A showroom manager, for example, would be able to track each rep’s sales and know what sales techniques the rep needs to keep working on, he said.

In addition, the sales rep could benefit from Friedman Group’s sales training seminars, he continued.

“They can also train their sales reps how to become better salespeople on a call or in the showroom.”

Wynn’s high expectations

When Keri Frame joined the Wynn Resort Group as director of stores in 2004, she and its vice president of retail, Terri Monsour, already knew of Friedman Group and its programs from their experience at luxury retailer Neiman Marcus.

“The reason we went to Friedman is the established relationship we all had,” said Frame. “He has a great reputation as far as customer service standards and the drive to sell more—which is always the goal of a profitable retailer.”

Frame and Wynn’s retail team oversee nearly all of the resort’s retail boutiques, ranging from a gift shop with Wynn logo merchandise to a couture apparel and accessories store. Currently, Wynn Las Vegas has 33 stores within the luxury resort, Frame said. Of those, 27 are owned and managed by Wynn employees.

“Having 27 owned stores on the property, there needed to be a level of consistency in the way we managed them,” Frame said. “Because the stores are so different—from a drugstore to a Rolex store to a Ferrari store—we wanted the managers and the people in the stores to understand the goals that we were working toward. Otherwise, we could have had 27 stores managed 27 different ways. Our goal was to deliver as great service at Manolo Blahnik as we do at the drugstore.”

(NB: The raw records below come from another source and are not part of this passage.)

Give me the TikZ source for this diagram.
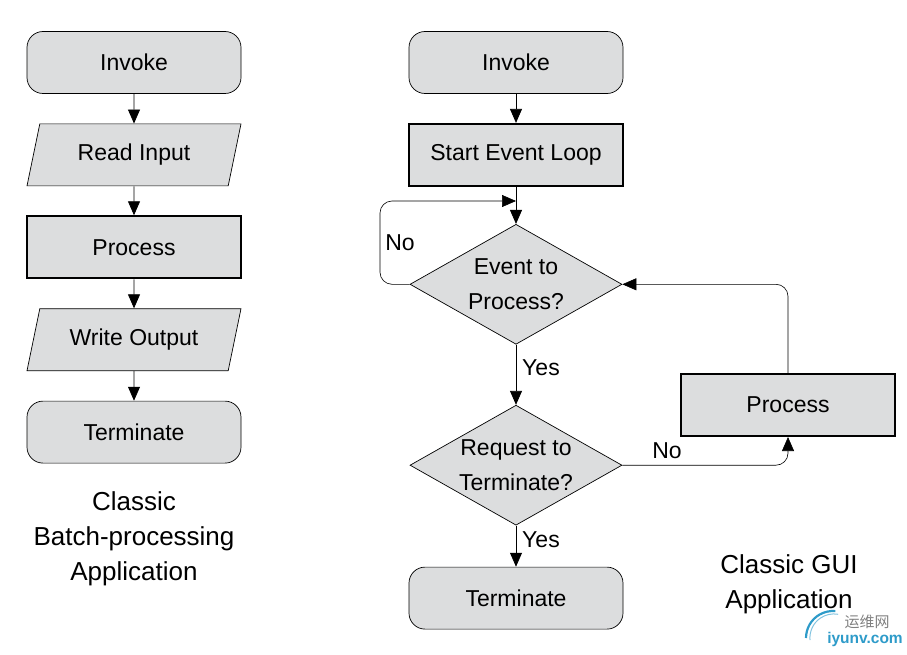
\documentclass[tikz,border=0pt]{standalone}
\usepackage{fontspec}
\setmainfont{Liberation Sans}
\newfontfamily\cjkfont{Noto Sans CJK SC}
\usetikzlibrary{shapes.geometric, arrows.meta}
\definecolor{boxgray}{HTML}{DCDDDE}
\definecolor{markblue}{HTML}{2E9BC9}
\tikzstyle{startstop} = [rectangle, rounded corners=16pt, minimum width=214pt, minimum height=62pt, text centered, draw=black, line width=0.7pt, fill=boxgray]
\tikzstyle{process} = [rectangle, minimum width=214pt, minimum height=62pt, text centered, draw=black, line width=2pt, fill=boxgray]
\tikzstyle{inout} = [trapezium, trapezium left angle=65.5, trapezium right angle=114.5, trapezium stretches body, minimum width=214pt, minimum height=62pt, text centered, draw=black, line width=0.7pt, fill=boxgray]
\tikzstyle{decision} = [diamond, aspect=1.77, inner sep=0pt, minimum width=212pt, minimum height=120pt, align=center, draw=black, line width=0.7pt, fill=boxgray]
\tikzstyle{arrow} = [line width=0.8pt,-{Triangle[width=12pt,length=14pt]}]
\tikzstyle{loopline} = [arrow, line width=0.6pt, rounded corners=12pt]
\tikzstyle{caption} = [align=center, font=\fontsize{26}{35}\selectfont]
\begin{document}
\begin{tikzpicture}[x=1pt, y=-1pt, node distance=92.4pt, font=\fontsize{23}{35}\selectfont]
\useasboundingbox (0,0) rectangle (907,655);

% batch column
\node (invokeA) [startstop] at (134,62.5) {Invoke};
\node (read) [inout, below of=invokeA] {Read Input};
\node (procA) [process, below of=read] {Process};
\node (write) [inout, below of=procA] {Write Output};
\node (termA) [startstop, below of=write] {Terminate};
\node (captionA) [caption] at (134,538.5) {Classic\\Batch-processing\\Application};

% gui column
\node (invokeB) [startstop] at (516,62.5) {Invoke};
\node (start) [process, below of=invokeB] {Start Event Loop};
\node (event) [decision, below of=start, yshift=-37pt] {Event to\\Process?};
\node (request) [decision, below of=event, yshift=-88.5pt] {Request to\\Terminate?};
\node (termB) [startstop, below of=request, yshift=-40.5pt] {Terminate};
\node (procB) [process] at (788,405) {Process};
\node (captionB) [caption] at (789,584.5) {Classic GUI\\Application};
\coordinate (loopin) at (start.south |- 0,201);

\draw [arrow] (invokeA) -- (read);
\draw [arrow] (read) -- (procA);
\draw [arrow] (procA) -- (write);
\draw [arrow] (write) -- (termA);

\draw [arrow] (invokeB) -- (start);
\draw [arrow] (start) -- (event);
\draw [loopline] (event.west) -| (380,201) -- (loopin);
\draw [arrow] (event) -- (request);
\draw [arrow] (request) -- (termB);
\draw [loopline] (request.east) -| (procB.south);
\draw [loopline] (procB.north) |- (event.east);
\node (nolabelA) at (400,243) {No};
\node (yeslabelA) at (541,368) {Yes};
\node (nolabelB) at (667,451) {No};
\node (yeslabelB) at (541,539.5) {Yes};

% watermark
\draw [markblue!60, line width=1pt] (810,640) arc (185:80:24pt);
\draw [markblue, line width=2.2pt] (806,638) arc (180:85:27pt);
\node (markcn) [font=\cjkfont\fontsize{15}{15}\selectfont, text=gray] at (867,622) {运维网};
\node (markurl) [font=\bfseries\fontsize{15.5}{15.5}\selectfont, text=markblue] at (865,639) {iyunv.com};

\end{tikzpicture}
\end{document}
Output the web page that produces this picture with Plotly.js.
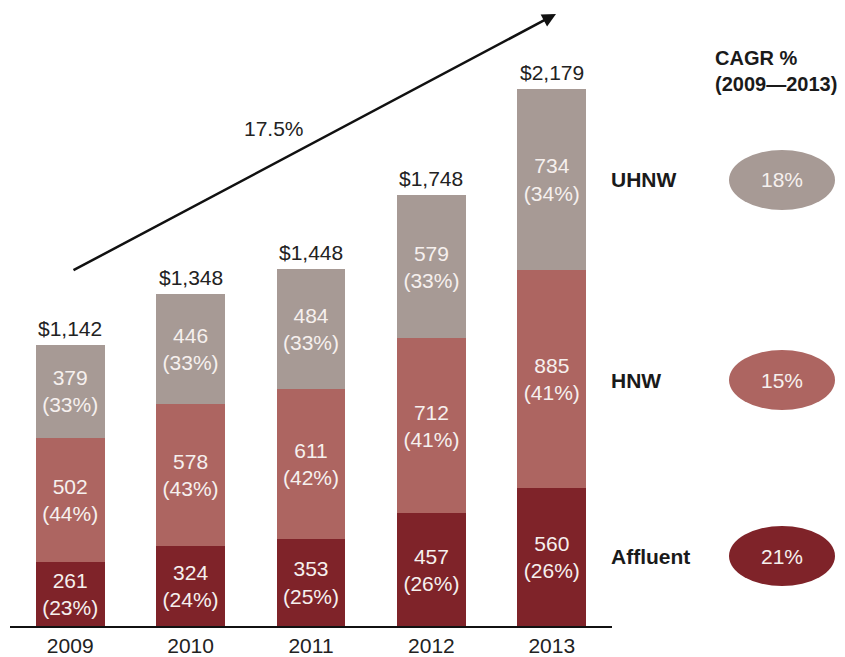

Frame and her team initially attended Friedman Group’s management training camps in Los Angeles and then worked with the consultancy to create a customized program designed for Wynn’s broad range of stores.

Its sales associates are trained to act as concierges for the entire resort, recommending other stores as well as the hotel’s restaurants and services. The goal, Frame said, is to have Wynn’s visitors feel welcome wherever they go in the resort.

“We want people to feel very comfortable walking into any of our stores,” she said, noting that salespeople are trained to establish a rapport with customers by starting conversations with “non-commercial openers” such as “Where are you visiting from?” or “What is your favorite part of the resort?”

Sales associates will invite window-shopping hotel visitors to enter the store. Frame said they might walk out of the store and say, “Come on in. I’ve got more beautiful things inside. hellip;

“Everything we do represents Wynn,” she said. “We want to be inviting and engaging and give that great experience no matter what part of the property you’re on.”

The Wynn philosophy is to create a memorable experience that the guests can take with them after they leave. “We have a saying in retail,” Frame said. “People won’t remember what you said, they won’t remember what you did, but they will remember the way you made them feel.”